The Cage
- Author: Tom Abraham
- Language: English
- Publisher: Corgi
- Publication date: 2002
- Publication place: United Kingdom
- Media type: Paperback
- ISBN: 978-0-552-14959-4
- OCLC: 52456437
- LC Class: DS559.5 .A27 2003

= The Cage (Abraham book) =

2002 book by Tom Abraham

The Cage is a 2002 book by Tom Abraham. The work centers on his time spent serving in the United States Army in Vietnam and thereafter, and it caused controversy among veterans of the war when it was revealed that he had never been missing from his unit as claimed in the book.

==Synopsis==

The book covers the period that Tom Abraham, an Englishman, spent in the US Army during the Vietnam War.

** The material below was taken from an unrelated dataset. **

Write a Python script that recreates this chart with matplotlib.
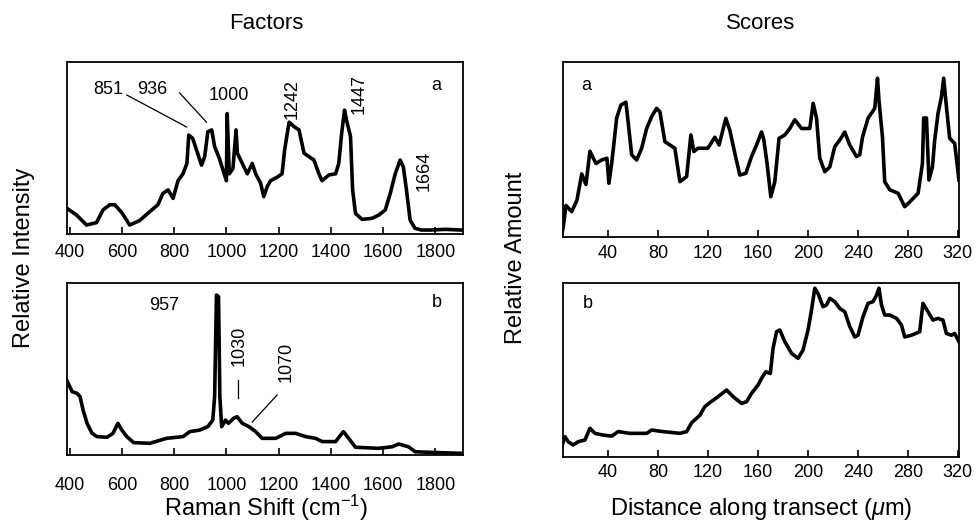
import numpy as np
import matplotlib
matplotlib.use("Agg")
import matplotlib.pyplot as plt

plt.rcParams['font.family'] = ['Liberation Sans', 'DejaVu Sans']
plt.rcParams['mathtext.fontset'] = 'custom'
plt.rcParams['mathtext.rm'] = 'Liberation Sans'
plt.rcParams['mathtext.it'] = 'Liberation Sans:italic'

# Factor a (Raman shift, relative intensity)
fa_shift = [389, 427, 465, 503, 528, 554, 573, 600, 630, 668, 707, 738, 757, 777, 796,
            815, 834, 849, 856, 871, 905, 917, 929, 944, 955, 973, 1000, 1003, 1011,
            1025, 1037, 1042, 1061, 1080, 1099, 1112, 1131, 1143, 1156, 1169, 1194,
            1213, 1223, 1240, 1259, 1278, 1297, 1316, 1335, 1354, 1366, 1392, 1418,
            1430, 1441, 1452, 1460, 1475, 1483, 1494, 1519, 1557, 1583, 1608, 1627,
            1646, 1665, 1677, 1689, 1703, 1722, 1746, 1784, 1837, 1900]
fa_int = [15, 11, 5.2, 6.6, 14, 17, 17, 12.4, 5.2, 7.8, 13, 17, 23.6, 25.6, 20.7,
          31, 35, 41, 57.5, 55.6, 40, 45, 59.5, 60.5, 50.8, 44, 31, 70, 35,
          38, 60.5, 47, 41, 35, 41, 35, 29.5, 21.7, 27.5, 31, 33,
          35, 49, 65, 62.4, 60.5, 47, 45, 43, 35, 31, 34.3, 35,
          41, 58.5, 72, 66, 56.6, 25.6, 12, 8.5, 9.1, 11, 14, 23.6,
          35, 43, 39, 25.6, 8, 3.3, 2.3, 2.3, 2.7, 2.3]

# Factor b
fb_shift = [389, 410, 428, 440, 452, 467, 486, 505, 543, 566, 585, 600, 619, 645, 707,
            771, 834, 860, 898, 929, 948, 955, 962, 970, 975, 982, 997, 1008, 1027,
            1041, 1061, 1086, 1112, 1137, 1189, 1227, 1265, 1303, 1341, 1367, 1418,
            1437, 1448, 1468, 1494, 1583, 1634, 1659, 1697, 1722, 1811, 1895]
fb_int = [43.6, 36.8, 35.9, 34, 26, 18.4, 12.6, 10.7, 10.3, 12.6, 18.4, 14.5, 10.7, 7.2, 6.8,
          9.7, 10.7, 13.6, 14.5, 16.5, 20.3, 34, 93, 92, 34, 16.5, 20.3, 18.4, 21.3,
          22.3, 18.4, 16.5, 13.6, 9.7, 9.7, 12.6, 12.6, 10.7, 9.7, 7.8, 7.8,
          11.6, 13.6, 9.7, 4.5, 3.9, 4.8, 6.4, 4.8, 1.9, 1.4, 1.0]

# Score a (distance along transect, relative amount)
sa_dist = [3, 4.3, 6.4, 11, 15.2, 19, 22.4, 25.6, 30.4, 35, 39.2, 40.8, 43, 44.8, 47,
           50.4, 54.4, 56.3, 59, 63, 67, 71, 75, 79, 81.6, 85.6, 89.6, 93.6, 97.6,
           103, 106.4, 108.8, 112, 120, 125.6, 129, 134.4, 137.6, 141.6, 145.6, 150.4,
           155, 159, 163, 164.8, 167.4, 170.4, 173.6, 177, 181.6, 185.6, 189.6, 195,
           201.6, 204.3, 207, 209.6, 213.6, 217.6, 221.6, 225.6, 229.6, 233.6, 239,
           241.6, 243.8, 248.3, 253.6, 255.8, 257, 259.8, 261.6, 265.6, 272.3, 277.6,
           281.6, 288.3, 291.8, 292.8, 295, 297, 299.8, 301.6, 304.3, 307, 308.8, 311,
           313.6, 317.6, 321]
sa_amt = [1, 6, 18, 14.5, 21, 36, 30, 49, 42, 44, 45, 30.7, 42, 53.5, 68,
          75.4, 77, 65, 47, 44, 50.7, 62, 68.8, 73.5, 71.6, 54.5, 52.6, 50.7, 31.6,
          34.5, 58.3, 48.8, 50.7, 50.7, 57, 52.6, 67.8, 61, 47.8, 35.4, 36.4,
          46, 52.6, 60, 55.6, 42, 23, 31.6, 56.4, 58.3, 62, 67, 62,
          62, 76.4, 68, 45, 37.3, 40, 51.6, 55.4, 60, 52.6, 46,
          47, 57, 68, 73.5, 90.7, 78, 57, 31.6, 27, 25, 17.3,
          20, 25, 42, 68, 68, 32.6, 40, 55.4, 70.7, 80, 90.7, 74.5,
          56.4, 53.5, 32.6]

# Score b
sb_dist = [2.2, 5.6, 8.2, 12.2, 16.2, 21.6, 25.6, 29.6, 36.2, 43, 48.2, 57.6, 71, 75,
           84.2, 97.6, 103, 107, 113.6, 117.6, 123, 128.2, 135, 140.2, 147, 151, 155,
           160.2, 163, 166.4, 170, 172.2, 175, 177.6, 181.6, 187, 192.2, 196.2, 200.2,
           203, 205.6, 208.2, 212.2, 215, 217.6, 221.6, 225.6, 229.6, 233.6, 237.6,
           240.2, 244.2, 248.2, 252.2, 255, 257, 259, 261.6, 265.6, 271, 275, 277.6,
           283, 289.6, 292.2, 296.2, 300.2, 304.2, 308.2, 311, 315, 317.6, 321]
sb_amt = [4, 11.7, 8.8, 6.9, 8.8, 9.8, 16.5, 13.6, 12.6, 12, 14.6, 13.6, 13.6, 15.5,
          14.6, 13.6, 14.6, 19.7, 24, 29, 32, 34.7, 38.5, 34.7, 30.8, 31.8, 36.6,
          41.4, 45.2, 49, 48, 62.5, 72, 73, 66.3, 59.6, 56.7, 61.5, 73,
          84.5, 97, 94, 86.4, 87.4, 91.2, 89.3, 85.4, 83.5, 75, 69,
          70, 80.6, 88.3, 89.3, 93, 97, 87.4, 81.6, 81.6, 79.7, 75.9, 69,
          70, 72, 88.3, 83.5, 78.7, 79.7, 78.7, 71, 70, 71, 66.3]

raman_ticks = [400, 600, 800, 1000, 1200, 1400, 1600, 1800]
dist_ticks = [40, 80, 120, 160, 200, 240, 280, 320]

fig = plt.figure(figsize=(9.76, 5.25), dpi=100)

ax_fa = fig.add_axes([0.0686, 0.5543, 0.4057, 0.3276])
ax_fb = fig.add_axes([0.0686, 0.1333, 0.4057, 0.3276])
ax_sa = fig.add_axes([0.5768, 0.5486, 0.4057, 0.3333])
ax_sb = fig.add_axes([0.5768, 0.1295, 0.4057, 0.3314])

lw = 2.6
ax_fa.plot(fa_shift, fa_int, color='black', lw=lw)
ax_fb.plot(fb_shift, fb_int, color='black', lw=lw)
ax_sa.plot(sa_dist, sa_amt, color='black', lw=lw)
ax_sb.plot(sb_dist, sb_amt, color='black', lw=lw)

for ax in (ax_fa, ax_fb):
    ax.set_xlim(390, 1905)
    ax.set_ylim(0, 100)
    ax.set_xticks(raman_ticks)
for ax in (ax_sa, ax_sb):
    ax.set_xlim(4, 321)
    ax.set_ylim(0, 100)
    ax.set_xticks(dist_ticks)

for ax, pad in ((ax_fa, 7), (ax_fb, 16), (ax_sa, 6), (ax_sb, 5)):
    ax.set_yticks([])
    ax.tick_params(axis='x', direction='in', length=5, width=1.2, pad=pad,
                   labelsize=13)
    for s in ax.spines.values():
        s.set_linewidth(1.3)

# peak labels, factor a
fs = 13
ax_fa.text(547, 84, '851', fontsize=fs, ha='center', va='center')
ax_fa.text(716, 84, '936', fontsize=fs, ha='center', va='center')
ax_fa.plot([619, 848], [80.8, 62.2], color='black', lw=0.9)
ax_fa.plot([821, 924], [82, 65], color='black', lw=0.9)
ax_fa.text(1010, 80.8, '1000', fontsize=fs, ha='center', va='center')
ax_fa.text(1253, 78.5, '1242', fontsize=fs, ha='center', va='center', rotation=90)
ax_fa.text(1508, 81.4, '1447', fontsize=fs, ha='center', va='center', rotation=90)
ax_fa.text(1758, 36.6, '1664', fontsize=fs, ha='center', va='center', rotation=90)
ax_fa.text(1804, 86.6, 'a', fontsize=fs, ha='center', va='center')

# peak labels, factor b
ax_fb.text(760, 87, '957', fontsize=fs, ha='center', va='center')
ax_fb.text(1050, 63.4, '1030', fontsize=fs, ha='center', va='center', rotation=90)
ax_fb.plot([1046, 1046], [43.6, 33], color='black', lw=0.9)
ax_fb.text(1230, 54.4, '1070', fontsize=fs, ha='center', va='center', rotation=90)
ax_fb.plot([1194, 1099], [34.9, 19.2], color='black', lw=0.9)
ax_fb.text(1804, 88.7, 'b', fontsize=fs, ha='center', va='center')

ax_sa.text(23, 86.3, 'a', fontsize=fs, ha='center', va='center')
ax_sb.text(24, 88, 'b', fontsize=fs, ha='center', va='center')

lab = 17
fig.text(0.2725, 0.956, 'Factors', fontsize=16, ha='center', va='center')
fig.text(0.7797, 0.956, 'Scores', fontsize=16, ha='center', va='center')
fig.text(0.0246, 0.508, 'Relative Intensity', fontsize=lab, ha='center',
         va='center', rotation=90)
fig.text(0.529, 0.508, 'Relative Amount', fontsize=lab, ha='center',
         va='center', rotation=90)
fig.text(0.2725, 0.032, 'Raman Shift (cm$^{\\mathregular{-1}}$)', fontsize=lab,
         ha='center', va='center')
fig.text(0.7797, 0.030, 'Distance along transect ($\\mu$m)', fontsize=lab,
         ha='center', va='center')

fig.savefig('out.png', dpi=100)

It describes how he served as an officer in the 1st Cavalry Unit and was captured by the Vietcong, before escaping and finding his unit again.

The book is divided into four sections, the first is about his time in England, the second is his time in America, the third is his time fighting in the Vietnam War and the final section is about his capture and treatment by his captors.

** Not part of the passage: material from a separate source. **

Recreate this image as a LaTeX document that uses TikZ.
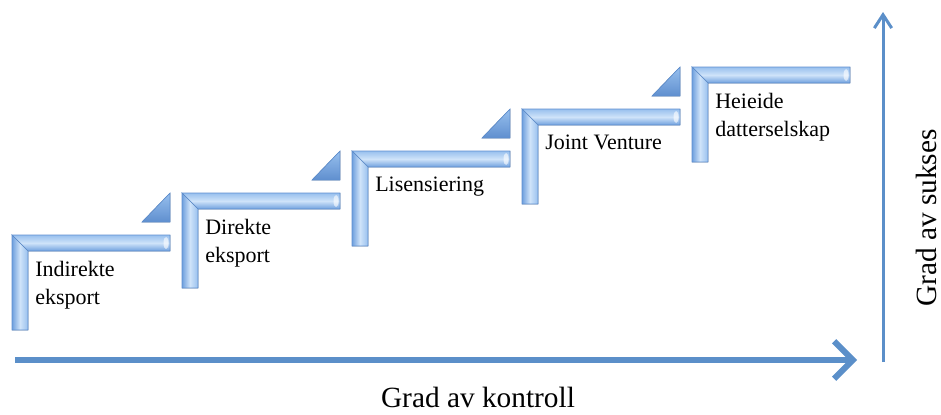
\documentclass[tikz,border=0pt]{standalone}
\usepackage{fontspec}
\setmainfont{Liberation Serif}
\usetikzlibrary{arrows.meta}
\definecolor{baredge}{HTML}{5F8FCF}
\definecolor{bardark}{HTML}{6FA0DE}
\definecolor{barmid}{HTML}{98C0EE}
\definecolor{barlight}{HTML}{CFE3F9}
\definecolor{axisblue}{HTML}{5B8FC9}

\begin{document}
\begin{tikzpicture}[x=0.75pt, y=-0.75pt,
steplabel/.style={anchor=north west, inner sep=0pt, align=left,
      font=\fontsize{16.5}{21}\selectfont, text=black},
axislabel/.style={inner sep=0pt, font=\fontsize{22}{24}\selectfont},
axis/.style={draw=axisblue, line width=4.5pt, -{Straight Barb[length=14pt, width=28pt]}},
stair/.pic={
  \filldraw[draw=baredge, line width=0.5pt, top color=barmid, bottom color=bardark, middle color=barlight]
     (0,0) -- (158,0) -- (158,16) -- (16,16) -- cycle;
  \filldraw[draw=baredge, line width=0.5pt, left color=bardark, right color=barmid, middle color=barlight]
     (0,0) -- (16,16) -- (16,95) -- (0,95) -- cycle;
  \fill[white, opacity=0.6] (154,8) ellipse (2.5 and 6);
  \coordinate (-in) at (23,26);},
stairtip/.pic={
  \filldraw[draw=baredge, line width=0.5pt, top color=barmid, bottom color=baredge]
     (130,-13) -- (158,-13) -- (158,-42) -- cycle;}]
 \useasboundingbox (0,0) rectangle (941,414);

 \pic (s1) at (12,235) {stair};
 \pic at (12,235) {stairtip};
 \pic (s2) at (182,193) {stair};
 \pic at (182,193) {stairtip};
 \pic (s3) at (352,151) {stair};
 \pic at (352,151) {stairtip};
 \pic (s4) at (522,109) {stair};
 \pic at (522,109) {stairtip};
 \pic (s5) at (692,67) {stair};

 \node[steplabel] (indirekte) at (s1-in) {Indirekte\\eksport};
 \node[steplabel] (direkte) at (s2-in) {Direkte\\eksport};
 \node[steplabel] (lisens) at (s3-in) {Lisensiering};
 \node[steplabel] (joint) at (s4-in) {Joint Venture};
 \node[steplabel] (heleid) at (s5-in) {Heieide\\datterselskap};

 \coordinate (kstart) at (15,360);
 \coordinate (kend) at (857,360);
 \coordinate (sstart) at (883,362);
 \coordinate (send) at (883,12);
 \draw[axis] (kstart) -- (kend);
 \draw[axis, line width=2.25pt, -{Straight Barb[length=10pt, width=13pt]}] (sstart) -- (send);

 \node[axislabel, anchor=base] (kontroll) at (478,407) {Grad av kontroll};
 \node[axislabel, anchor=base, rotate=90] (suksess) at (936,218) {Grad av sukses};
 \end{tikzpicture}
\end{document}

After the war he claimed to have suffered post-traumatic stress and after being arrested by the police suffered a breakdown.

==Controversy==
After the book's publication, several Vietnam War veterans expressed concern over the events described in the book, in particular Abraham's supposed capture and imprisonment. The Defence POW-Missing Personnel Office did not list him as a POW and his service record does not list the time spent in captivity either.